> Task prompt
Transcribe the material in full. Nothing should differ except that the pictures are left out.
►
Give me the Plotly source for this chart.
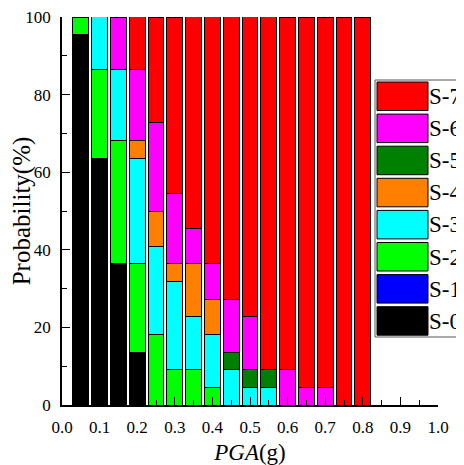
import plotly.graph_objects as go

pga = [0.05, 0.10, 0.15, 0.20, 0.25, 0.30, 0.35, 0.40, 0.45, 0.50, 0.55, 0.60, 0.65, 0.70, 0.75, 0.80]

s0 = [95.45, 63.64, 36.36, 13.64, 0, 0, 0, 0, 0, 0, 0, 0, 0, 0, 0, 0]
s1 = [0, 0, 0, 0, 0, 0, 0, 0, 0, 0, 0, 0, 0, 0, 0, 0]
s2 = [4.55, 22.73, 31.82, 22.73, 18.18, 9.09, 9.09, 4.55, 0, 0, 0, 0, 0, 0, 0, 0]
s3 = [0, 13.64, 18.18, 27.27, 22.73, 22.73, 13.64, 13.64, 9.09, 4.55, 4.55, 0, 0, 0, 0, 0]
s4 = [0, 0, 0, 4.55, 9.09, 4.55, 13.64, 9.09, 0, 0, 0, 0, 0, 0, 0, 0]
s5 = [0, 0, 0, 0, 0, 0, 0, 0, 4.55, 4.55, 4.55, 0, 0, 0, 0, 0]
s6 = [0, 0, 13.64, 18.18, 22.73, 18.18, 9.09, 9.09, 13.64, 13.64, 0, 9.09, 4.55, 4.55, 0, 0]
s7 = [0, 0, 0, 13.64, 27.27, 45.45, 54.55, 63.64, 72.73, 77.27, 90.91, 90.91, 95.45, 95.45, 100, 100]

names = ["S-0", "S-1", "S-2", "S-3", "S-4", "S-5", "S-6", "S-7"]
series = [s0, s1, s2, s3, s4, s5, s6, s7]
colors = ["#000000", "#0000FF", "#00FF00", "#00FFFF", "#FF8000", "#008000", "#FF00FF", "#FF0000"]

x_ticks = [0.0, 0.1, 0.2, 0.3, 0.4, 0.5, 0.6, 0.7, 0.8, 0.9, 1.0]
y_ticks = [0, 20, 40, 60, 80, 100]

FONT = "Liberation Serif"

fig = go.Figure()
for name, vals, col in zip(names, series, colors):
    fig.add_trace(go.Bar(
        x=pga, y=[v if v > 0 else None for v in vals], name=name,
        marker=dict(color=col, line=dict(color="#000000", width=1)),
        width=0.042, showlegend=False,
    ))

# custom legend (large swatches, like the reference); positions in window px
W, H = 376.0, 388.0  # plot area size in px
def px_x(p):
    return (p - 62) / W
def px_y(p):
    return (405 - p) / H

shapes = []
annotations = []
shapes.append(dict(type="rect", xref="paper", yref="paper",
                   x0=px_x(375), x1=px_x(475), y0=px_y(337), y1=px_y(80),
                   line=dict(color="#555555", width=1), fillcolor="white", layer="above"))
for i, (name, col) in enumerate(zip(names[::-1], colors[::-1])):
    top = 82 + i * 32.1
    shapes.append(dict(type="rect", xref="paper", yref="paper",
                       x0=px_x(377), x1=px_x(428), y0=px_y(top + 28.5), y1=px_y(top),
                       line=dict(color="#000000", width=1), fillcolor=col, layer="above"))
    annotations.append(dict(text=name, xref="paper", yref="paper",
                            x=px_x(427), y=px_y(top + 14.5), xanchor="left", yanchor="middle",
                            showarrow=False, font=dict(family=FONT, size=23, color="black")))

# page has an 8px body margin, so the figure is 456x457 and margins are shifted by 8px
fig.update_layout(
    barmode="stack",
    width=456, height=457,
    margin=dict(l=54, r=26, t=9, b=60),
    paper_bgcolor="white", plot_bgcolor="white",
    font=dict(family=FONT, size=17, color="black"),
    shapes=shapes, annotations=annotations,
)
fig.update_xaxes(
    range=[0, 1.0], tickvals=x_ticks, ticktext=[f"{v:.1f}" for v in x_ticks],
    ticks="inside", ticklen=8, tickwidth=1, tickcolor="black",
    minor=dict(dtick=0.05, tick0=0, ticks="inside", ticklen=5, tickcolor="black"),
    showline=True, linecolor="black", linewidth=1.5, showgrid=False, zeroline=False,
    tickfont=dict(family=FONT, size=17), automargin=False, ticklabeloverflow="allow",
    ticklabelstandoff=6,
    title=dict(text="<i>PGA</i>(g)", font=dict(family=FONT, size=23), standoff=10),
)
fig.update_yaxes(
    range=[0, 100], tickvals=y_ticks,
    ticks="inside", ticklen=8, tickwidth=1, tickcolor="black",
    minor=dict(dtick=10, tick0=0, ticks="inside", ticklen=5, tickcolor="black"),
    showline=True, linecolor="black", linewidth=1.5, showgrid=False, zeroline=False,
    tickfont=dict(family=FONT, size=17), automargin=False, ticklabeloverflow="allow",
    ticklabelstandoff=6,
    title=dict(text="Probability(%)", font=dict(family=FONT, size=25), standoff=6),
)

fig.write_html("out.html")
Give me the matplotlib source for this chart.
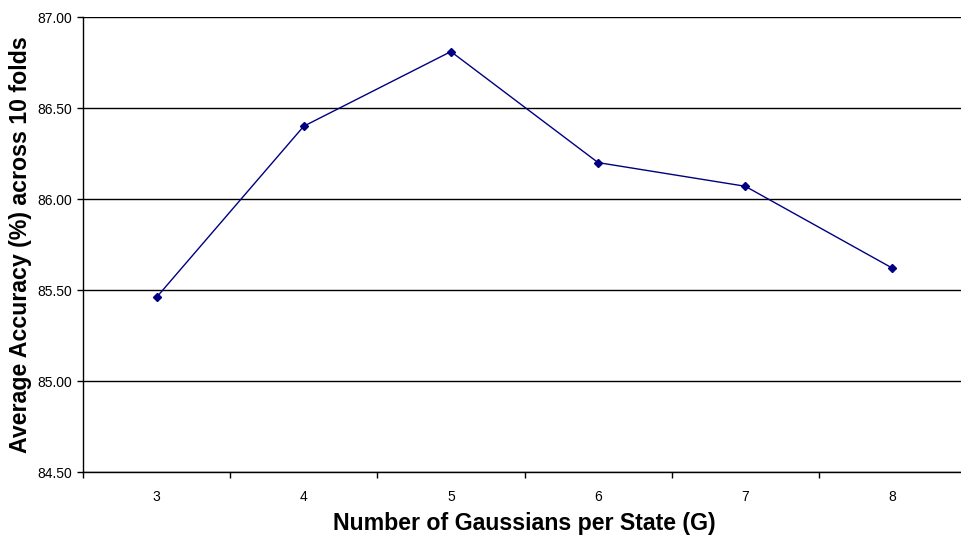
◄
> Exercise response
Give me the Plotly source for this chart.
import plotly.graph_objects as go

pga = [0.05, 0.10, 0.15, 0.20, 0.25, 0.30, 0.35, 0.40, 0.45, 0.50, 0.55, 0.60, 0.65, 0.70, 0.75, 0.80]

s0 = [95.45, 63.64, 36.36, 13.64, 0, 0, 0, 0, 0, 0, 0, 0, 0, 0, 0, 0]
s1 = [0, 0, 0, 0, 0, 0, 0, 0, 0, 0, 0, 0, 0, 0, 0, 0]
s2 = [4.55, 22.73, 31.82, 22.73, 18.18, 9.09, 9.09, 4.55, 0, 0, 0, 0, 0, 0, 0, 0]
s3 = [0, 13.64, 18.18, 27.27, 22.73, 22.73, 13.64, 13.64, 9.09, 4.55, 4.55, 0, 0, 0, 0, 0]
s4 = [0, 0, 0, 4.55, 9.09, 4.55, 13.64, 9.09, 0, 0, 0, 0, 0, 0, 0, 0]
s5 = [0, 0, 0, 0, 0, 0, 0, 0, 4.55, 4.55, 4.55, 0, 0, 0, 0, 0]
s6 = [0, 0, 13.64, 18.18, 22.73, 18.18, 9.09, 9.09, 13.64, 13.64, 0, 9.09, 4.55, 4.55, 0, 0]
s7 = [0, 0, 0, 13.64, 27.27, 45.45, 54.55, 63.64, 72.73, 77.27, 90.91, 90.91, 95.45, 95.45, 100, 100]

names = ["S-0", "S-1", "S-2", "S-3", "S-4", "S-5", "S-6", "S-7"]
series = [s0, s1, s2, s3, s4, s5, s6, s7]
colors = ["#000000", "#0000FF", "#00FF00", "#00FFFF", "#FF8000", "#008000", "#FF00FF", "#FF0000"]

x_ticks = [0.0, 0.1, 0.2, 0.3, 0.4, 0.5, 0.6, 0.7, 0.8, 0.9, 1.0]
y_ticks = [0, 20, 40, 60, 80, 100]

FONT = "Liberation Serif"

fig = go.Figure()
for name, vals, col in zip(names, series, colors):
    fig.add_trace(go.Bar(
        x=pga, y=[v if v > 0 else None for v in vals], name=name,
        marker=dict(color=col, line=dict(color="#000000", width=1)),
        width=0.042, showlegend=False,
    ))

# custom legend (large swatches, like the reference); positions in window px
W, H = 376.0, 388.0  # plot area size in px
def px_x(p):
    return (p - 62) / W
def px_y(p):
    return (405 - p) / H

shapes = []
annotations = []
shapes.append(dict(type="rect", xref="paper", yref="paper",
                   x0=px_x(375), x1=px_x(475), y0=px_y(337), y1=px_y(80),
                   line=dict(color="#555555", width=1), fillcolor="white", layer="above"))
for i, (name, col) in enumerate(zip(names[::-1], colors[::-1])):
    top = 82 + i * 32.1
    shapes.append(dict(type="rect", xref="paper", yref="paper",
                       x0=px_x(377), x1=px_x(428), y0=px_y(top + 28.5), y1=px_y(top),
                       line=dict(color="#000000", width=1), fillcolor=col, layer="above"))
    annotations.append(dict(text=name, xref="paper", yref="paper",
                            x=px_x(427), y=px_y(top + 14.5), xanchor="left", yanchor="middle",
                            showarrow=False, font=dict(family=FONT, size=23, color="black")))

# page has an 8px body margin, so the figure is 456x457 and margins are shifted by 8px
fig.update_layout(
    barmode="stack",
    width=456, height=457,
    margin=dict(l=54, r=26, t=9, b=60),
    paper_bgcolor="white", plot_bgcolor="white",
    font=dict(family=FONT, size=17, color="black"),
    shapes=shapes, annotations=annotations,
)
fig.update_xaxes(
    range=[0, 1.0], tickvals=x_ticks, ticktext=[f"{v:.1f}" for v in x_ticks],
    ticks="inside", ticklen=8, tickwidth=1, tickcolor="black",
    minor=dict(dtick=0.05, tick0=0, ticks="inside", ticklen=5, tickcolor="black"),
    showline=True, linecolor="black", linewidth=1.5, showgrid=False, zeroline=False,
    tickfont=dict(family=FONT, size=17), automargin=False, ticklabeloverflow="allow",
    ticklabelstandoff=6,
    title=dict(text="<i>PGA</i>(g)", font=dict(family=FONT, size=23), standoff=10),
)
fig.update_yaxes(
    range=[0, 100], tickvals=y_ticks,
    ticks="inside", ticklen=8, tickwidth=1, tickcolor="black",
    minor=dict(dtick=10, tick0=0, ticks="inside", ticklen=5, tickcolor="black"),
    showline=True, linecolor="black", linewidth=1.5, showgrid=False, zeroline=False,
    tickfont=dict(family=FONT, size=17), automargin=False, ticklabeloverflow="allow",
    ticklabelstandoff=6,
    title=dict(text="Probability(%)", font=dict(family=FONT, size=25), standoff=6),
)

fig.write_html("out.html")
Give me the matplotlib source for this chart.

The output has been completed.